Will Shimano Dura Ace, Ultegra or 105 external BBs work with the FSA Gossamer cranks?
Lookin to replace the MegaExo BB the cranks came with.


----------



## danl1

dunklegelb said:


> Greetings!
> Will Shimano Dura Ace, Ultegra or 105 external BBs work with the FSA Gossamer cranks?
> Lookin to replace the MegaExo BB the cranks came with.


Yep. Slight difference in the 'top hat' outer seals is the only spec difference. 

Just curious, why are you looking to replace the Mega Exo's ? They're not inherently better or worse than the Shimano equivalent. If they're toasted, it may be as much a result of setup / adjustment problems as the quality of the item itself.
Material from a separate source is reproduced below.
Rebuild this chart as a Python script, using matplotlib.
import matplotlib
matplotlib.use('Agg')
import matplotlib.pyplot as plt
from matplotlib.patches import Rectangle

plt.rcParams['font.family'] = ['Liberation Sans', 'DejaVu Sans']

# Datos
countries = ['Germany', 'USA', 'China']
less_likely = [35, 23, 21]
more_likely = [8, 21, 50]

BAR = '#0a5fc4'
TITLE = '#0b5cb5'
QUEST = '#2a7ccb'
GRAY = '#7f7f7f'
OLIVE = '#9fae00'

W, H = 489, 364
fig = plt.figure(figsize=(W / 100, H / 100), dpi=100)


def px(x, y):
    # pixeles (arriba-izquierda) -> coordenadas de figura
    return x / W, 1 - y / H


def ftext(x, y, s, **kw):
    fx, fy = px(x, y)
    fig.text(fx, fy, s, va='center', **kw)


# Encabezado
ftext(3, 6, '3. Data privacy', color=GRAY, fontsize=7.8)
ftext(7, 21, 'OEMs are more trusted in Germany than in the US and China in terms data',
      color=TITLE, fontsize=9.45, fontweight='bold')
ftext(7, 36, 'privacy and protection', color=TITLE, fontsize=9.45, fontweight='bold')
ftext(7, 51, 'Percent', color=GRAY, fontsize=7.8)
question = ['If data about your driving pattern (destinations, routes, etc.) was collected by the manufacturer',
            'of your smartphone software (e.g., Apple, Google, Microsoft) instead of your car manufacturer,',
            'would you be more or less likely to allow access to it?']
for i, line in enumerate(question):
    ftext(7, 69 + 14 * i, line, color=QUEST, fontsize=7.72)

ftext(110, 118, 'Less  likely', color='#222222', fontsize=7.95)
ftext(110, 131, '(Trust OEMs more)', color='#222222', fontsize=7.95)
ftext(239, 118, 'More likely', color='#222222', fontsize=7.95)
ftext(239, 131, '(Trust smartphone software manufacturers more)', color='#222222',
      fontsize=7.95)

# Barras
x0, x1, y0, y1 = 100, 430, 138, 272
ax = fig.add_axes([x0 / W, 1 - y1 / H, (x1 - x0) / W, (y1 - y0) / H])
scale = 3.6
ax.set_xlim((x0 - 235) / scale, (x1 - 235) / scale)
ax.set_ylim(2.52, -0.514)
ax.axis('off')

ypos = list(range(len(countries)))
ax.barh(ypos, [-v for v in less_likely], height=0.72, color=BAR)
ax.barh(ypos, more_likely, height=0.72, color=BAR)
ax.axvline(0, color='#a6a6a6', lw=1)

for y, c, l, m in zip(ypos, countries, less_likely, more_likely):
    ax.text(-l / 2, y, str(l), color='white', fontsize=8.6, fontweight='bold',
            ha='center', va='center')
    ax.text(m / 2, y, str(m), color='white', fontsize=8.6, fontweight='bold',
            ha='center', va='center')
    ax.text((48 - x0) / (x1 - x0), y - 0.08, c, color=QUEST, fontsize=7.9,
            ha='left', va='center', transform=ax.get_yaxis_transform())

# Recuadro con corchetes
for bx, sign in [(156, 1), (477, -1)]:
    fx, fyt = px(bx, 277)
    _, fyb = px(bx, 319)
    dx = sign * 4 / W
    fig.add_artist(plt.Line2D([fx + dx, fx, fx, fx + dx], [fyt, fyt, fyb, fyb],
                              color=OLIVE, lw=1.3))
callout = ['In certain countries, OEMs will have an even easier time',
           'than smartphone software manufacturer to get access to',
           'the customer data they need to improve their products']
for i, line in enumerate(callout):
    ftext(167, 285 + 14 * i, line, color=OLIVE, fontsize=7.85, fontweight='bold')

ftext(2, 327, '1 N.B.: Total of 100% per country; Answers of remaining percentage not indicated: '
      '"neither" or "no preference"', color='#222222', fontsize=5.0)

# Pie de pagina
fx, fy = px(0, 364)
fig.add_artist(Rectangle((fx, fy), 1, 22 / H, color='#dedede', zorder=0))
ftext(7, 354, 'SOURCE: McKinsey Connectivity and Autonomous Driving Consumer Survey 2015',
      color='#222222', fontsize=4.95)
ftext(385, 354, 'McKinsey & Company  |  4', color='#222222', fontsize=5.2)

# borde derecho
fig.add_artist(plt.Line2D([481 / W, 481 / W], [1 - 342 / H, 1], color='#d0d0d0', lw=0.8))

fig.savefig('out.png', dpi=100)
Just saying, if you feel they've died an early death, it's worth checking on underlying causes. If you aren't careful, a mix-and-match might make the problem worse rather than better - depending of course on what's going on.

Another possiblilty might be to look at Boca or Enduro and only replace the bearings.


----------



## backinthesaddle

Short answer w/o all of the wordy wordness...

YES, FSA cranks work just fine with Shimano BBs and vice versa. 

I'm running FSA SLK carbon cranks on my cross bike with a Dura-Ace BB and it's perfect. No fit issues, no noise, smooth as a baby's bottom.

That being said, Shimano BBs do, in fact, tend to last longer than FSA. YMMV...:thumbsup:


----------



## Dr_John

> That being said, Shimano BBs do, in fact, tend to last longer than FSA


I'll second that, having put a lot of miles on both types.


----------



## function

I'll 3rd that after going through a number of FSA BBs. The difference is 7000-8000km (FSA) vs 20,000km+ (Shimano 105, still going).


----------



## david462

with all those yes's, I'm gonna have to go ahead and say last I checked, Shimano bb inner diameter is slightly larger than FSA's.


----------



## dunklegelb

Thanks for the replies, I'll prolly end up goin to my LBS and checkin with them as well.

Well I got the Gossamers used (theyre in great shape!). The guy I got them from 
included the MEGAEXO BB. He said he got the cranks and BB as extras when He bought a new bike, they were already previously used. 
Since I dont know how many miles had been put on the BB I thought Id just get a new one. 

So I can replace just the bearings?? (This is my first experience with a External bearing BB)


----------



## backinthesaddle

david462 said:


> with all those yes's, I'm gonna have to go ahead and say last I checked, Shimano bb inner diameter is slightly larger than FSA's.



You don't read well, do you? THEY ARE INTERCHANGEABLE, PERIOD!!!!!!!!!!!!!!!!!!!!!!!!!!!


----------



## danl1

If you want to and know how to work with press fit bearings. That's not to say it's hard, but it can be screwed up.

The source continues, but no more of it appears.